Listed entries:
________

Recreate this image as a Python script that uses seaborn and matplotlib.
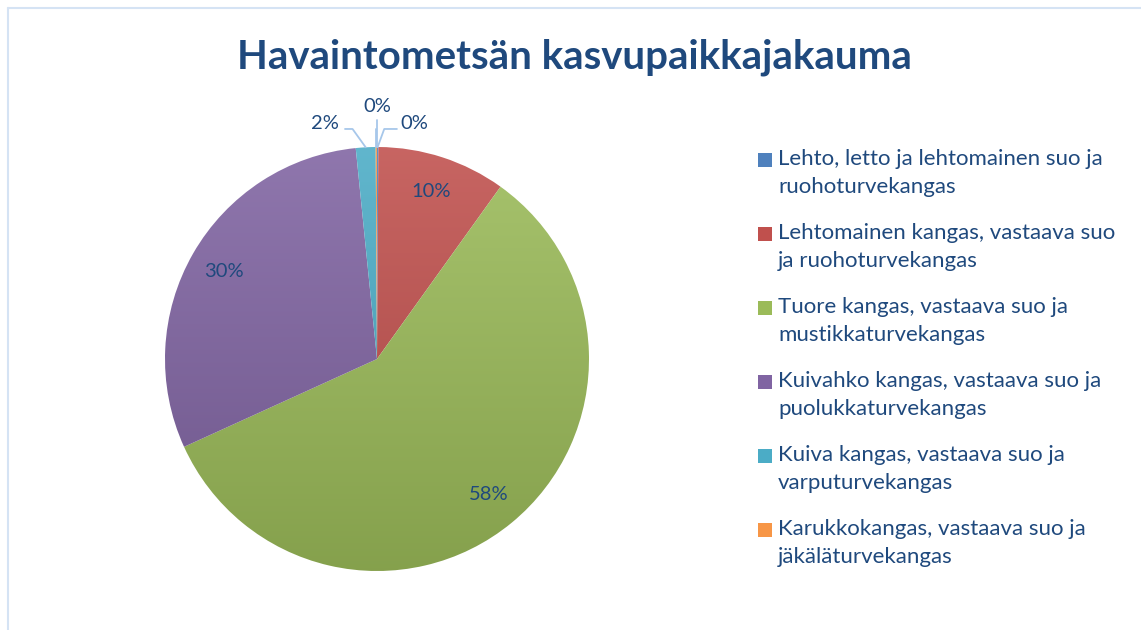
import numpy as np
import matplotlib
matplotlib.use("Agg")
import matplotlib.pyplot as plt
from matplotlib.colors import LinearSegmentedColormap, to_rgb
from matplotlib.lines import Line2D
from matplotlib.patches import Rectangle
import seaborn as sns

# Data
categories = [
    "Lehto, letto ja lehtomainen suo ja\nruohoturvekangas",
    "Lehtomainen kangas, vastaava suo\nja ruohoturvekangas",
    "Tuore kangas, vastaava suo ja\nmustikkaturvekangas",
    "Kuivahko kangas, vastaava suo ja\npuolukkaturvekangas",
    "Kuiva kangas, vastaava suo ja\nvarputurvekangas",
    "Karukkokangas, vastaava suo ja\njäkäläturvekangas",
]
shares = [0.1, 9.8, 58.3, 30.2, 1.5, 0.1]
pct_labels = ["0%", "10%", "58%", "30%", "2%", "0%"]
title = "Havaintometsän kasvupaikkajakauma"

colors = ["#4F81BD", "#C0504D", "#9BBB59", "#8064A2", "#4BACC6", "#F79646"]
text_col = "#1F497D"
leader_col = "#A7C7EA"

sns.set_theme(style="white")
plt.rcParams["font.family"] = ["Lato", "DejaVu Sans"]

fig = plt.figure(figsize=(11.41, 6.30), dpi=100)
fig.patch.set_facecolor("white")

# pie axes: centre (377, 359) px, radius 212 px
W, H = 1141, 630
cx, cy, r = 377, 359, 212
ax = fig.add_axes([(cx - r) / W, (H - cy - r) / H, 2 * r / W, 2 * r / H])

wedges, _ = ax.pie(shares, colors=colors, startangle=90, counterclock=False,
                   radius=1, wedgeprops=dict(linewidth=0))
ax.set_xlim(-1, 1)
ax.set_ylim(-1, 1)
ax.set_aspect("equal")
ax.axis("off")

# office-style vertical gradient in each slice
grad = np.linspace(0, 1, 256).reshape(-1, 1)
for w, c in zip(wedges, colors):
    base = np.array(to_rgb(c))
    light = base + (1 - base) * 0.12
    dark = base * 0.86
    cmap = LinearSegmentedColormap.from_list("g", [light, dark])
    im = ax.imshow(grad, cmap=cmap, extent=[-1, 1, -1, 1], aspect="auto",
                   origin="upper", zorder=1)
    im.set_clip_path(w)
    w.set_facecolor("none")

# data labels
total = sum(shares)
cum = np.cumsum([0] + shares)
mids = [(cum[i] + cum[i + 1]) / 2 / total * 2 * np.pi for i in range(len(shares))]

for i in (1, 2, 3):
    th = mids[i]
    ax.text(0.83 * np.sin(th), 0.83 * np.cos(th), pct_labels[i], ha="center",
            va="center", fontsize=14.5, color=text_col, zorder=3)

# small slices with leader lines
def leader(i, elbow_dx, end_x, tx, ty, ha):
    th = mids[i]
    ex, ey = np.sin(th), np.cos(th)
    pts_x = [ex, ex + elbow_dx]
    pts_y = [ey, 1.085]
    if end_x is not None:
        pts_x.append(end_x)
        pts_y.append(1.085)
    ax.add_line(Line2D(pts_x, pts_y, color=leader_col, lw=1.3, clip_on=False, zorder=2))
    ax.text(tx, ty, pct_labels[i], ha=ha, va="center", fontsize=14.5,
            color=text_col, clip_on=False)

leader(4, -0.062, -0.151, -0.179, 1.113, "right")
leader(5, 0.0, None, 0.0, 1.19, "center")
ax.add_line(Line2D([0, 0], [1.0, 1.127], color=leader_col, lw=1.3, clip_on=False))
leader(0, 0.031, 0.094, 0.108, 1.113, "left")

# title
fig.text(574 / W, 1 - 57 / H, title, ha="center", va="center", fontsize=28.9,
         fontweight="bold", color=text_col)

# legend
for k, (lab, c) in enumerate(zip(categories, colors)):
    y = 160 + 74 * k
    fig.add_artist(Rectangle((758 / W, 1 - (y + 7) / H), 14 / W, 14 / H,
                             transform=fig.transFigure, facecolor=c, edgecolor="none"))
    fig.text(778 / W, 1 - (y - 11) / H, lab, ha="left", va="top", fontsize=16,
             color=text_col, linespacing=1.5)

# faint chart border (top and left)
fig.add_artist(Line2D([8 / W, 1], [1 - 8 / H, 1 - 8 / H], color="#D5E3F4", lw=1.5,
                      transform=fig.transFigure))
fig.add_artist(Line2D([8 / W, 8 / W], [0, 1 - 8 / H], color="#D5E3F4", lw=1.5,
                      transform=fig.transFigure))

fig.savefig("out.png", dpi=100, facecolor="white")
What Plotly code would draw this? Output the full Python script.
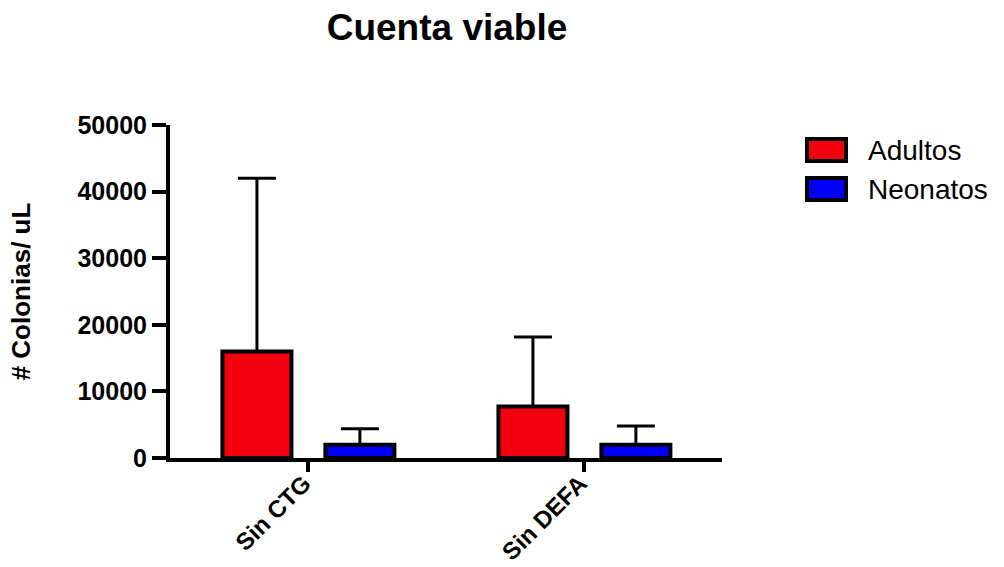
import plotly.graph_objects as go

categories = ["Sin CTG", "Sin DEFA"]
adultos_mean = [16000, 7750]
adultos_sd = [26000, 10400]
neonatos_mean = [2000, 2000]
neonatos_sd = [2400, 2800]
y_ticks = [0, 10000, 20000, 30000, 40000, 50000]
y_ticktext = ["0", "10000", "20000", "30000", "40000", "50000"]

FONT = "Liberation Sans, Arial, sans-serif"
RED = "rgb(243,0,14)"
BLUE = "rgb(0,0,250)"

fig = go.Figure()
fig.add_trace(go.Bar(
    x=categories, y=adultos_mean, name="Adultos",
    marker=dict(color=RED, line=dict(color="black", width=4)),
    width=0.25, offset=-0.31,
    error_y=dict(type="data", array=adultos_sd, arrayminus=[0] * len(adultos_sd),
                 symmetric=False, color="black", thickness=3, width=19),
    showlegend=False,
))
fig.add_trace(go.Bar(
    x=categories, y=neonatos_mean, name="Neonatos",
    marker=dict(color=BLUE, line=dict(color="black", width=4)),
    width=0.25, offset=0.063,
    error_y=dict(type="data", array=neonatos_sd, arrayminus=[0] * len(neonatos_sd),
                 symmetric=False, color="black", thickness=3, width=19),
    showlegend=False,
))

# Plot area in pixels: x 170..722, y 125..458
L, R, T, B = 170, 1004 - 722, 125, 567 - 458
PW, PH = 1004 - L - R, 567 - T - B

def px2paper_x(px):
    return (px - L) / PW

def px2paper_y(py):
    return (567 - B - py) / PH

# custom legend
legend_items = [("Adultos", RED, 150), ("Neonatos", BLUE, 189)]
for name, col, cy in legend_items:
    fig.add_shape(type="rect", xref="paper", yref="paper",
                  x0=px2paper_x(807), x1=px2paper_x(846),
                  y0=px2paper_y(cy - 11), y1=px2paper_y(cy + 11),
                  fillcolor=col, line=dict(color="black", width=4))
    fig.add_annotation(xref="paper", yref="paper", x=px2paper_x(866), y=px2paper_y(cy),
                       xanchor="left", yanchor="middle", text=name, showarrow=False,
                       font=dict(family=FONT, size=28, color="black"))

fig.update_layout(
    width=1004, height=567,
    margin=dict(l=L, r=R, t=T, b=B, autoexpand=False),
    paper_bgcolor="white", plot_bgcolor="white",
    title=dict(text="Cuenta viable", x=447 / 1004, xref="container", xanchor="center",
               y=1 - 27 / 567, yref="container", yanchor="middle",
               font=dict(family=FONT, size=37, color="black", weight="bold")),
    font=dict(family=FONT, color="black"),
)
fig.update_xaxes(
    range=[-0.5, 1.5], showline=True, linecolor="black", linewidth=4,
    ticks="outside", ticklen=10, tickwidth=4, tickcolor="black",
    tickangle=-45, showgrid=False, zeroline=False,
    ticklabelstandoff=-12, ticklabelshift=-4,
    tickfont=dict(family=FONT, size=24, color="black", weight="bold"),
)
fig.update_yaxes(
    range=[0, 50000], showline=True, linecolor="black", linewidth=4,
    ticks="outside", ticklen=14, tickwidth=4, tickcolor="black",
    tickvals=y_ticks, ticktext=y_ticktext, showgrid=False, zeroline=False,
    tickfont=dict(family=FONT, size=25, color="black", weight="bold"),
    title=dict(text="# Colonias/ uL", standoff=40,
               font=dict(family=FONT, size=26, color="black", weight="bold")),
)

fig.write_html("out.html")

________

Task details: Of the lines above, copy only those from the one holding "What Plotly code" to the one holding "return (567 - B - py) / PH", both included, and exclude every image.

Response to the task:
What Plotly code would draw this? Output the full Python script.
import plotly.graph_objects as go

categories = ["Sin CTG", "Sin DEFA"]
adultos_mean = [16000, 7750]
adultos_sd = [26000, 10400]
neonatos_mean = [2000, 2000]
neonatos_sd = [2400, 2800]
y_ticks = [0, 10000, 20000, 30000, 40000, 50000]
y_ticktext = ["0", "10000", "20000", "30000", "40000", "50000"]

FONT = "Liberation Sans, Arial, sans-serif"
RED = "rgb(243,0,14)"
BLUE = "rgb(0,0,250)"

fig = go.Figure()
fig.add_trace(go.Bar(
    x=categories, y=adultos_mean, name="Adultos",
    marker=dict(color=RED, line=dict(color="black", width=4)),
    width=0.25, offset=-0.31,
    error_y=dict(type="data", array=adultos_sd, arrayminus=[0] * len(adultos_sd),
                 symmetric=False, color="black", thickness=3, width=19),
    showlegend=False,
))
fig.add_trace(go.Bar(
    x=categories, y=neonatos_mean, name="Neonatos",
    marker=dict(color=BLUE, line=dict(color="black", width=4)),
    width=0.25, offset=0.063,
    error_y=dict(type="data", array=neonatos_sd, arrayminus=[0] * len(neonatos_sd),
                 symmetric=False, color="black", thickness=3, width=19),
    showlegend=False,
))

# Plot area in pixels: x 170..722, y 125..458
L, R, T, B = 170, 1004 - 722, 125, 567 - 458
PW, PH = 1004 - L - R, 567 - T - B

def px2paper_x(px):
    return (px - L) / PW

def px2paper_y(py):
    return (567 - B - py) / PH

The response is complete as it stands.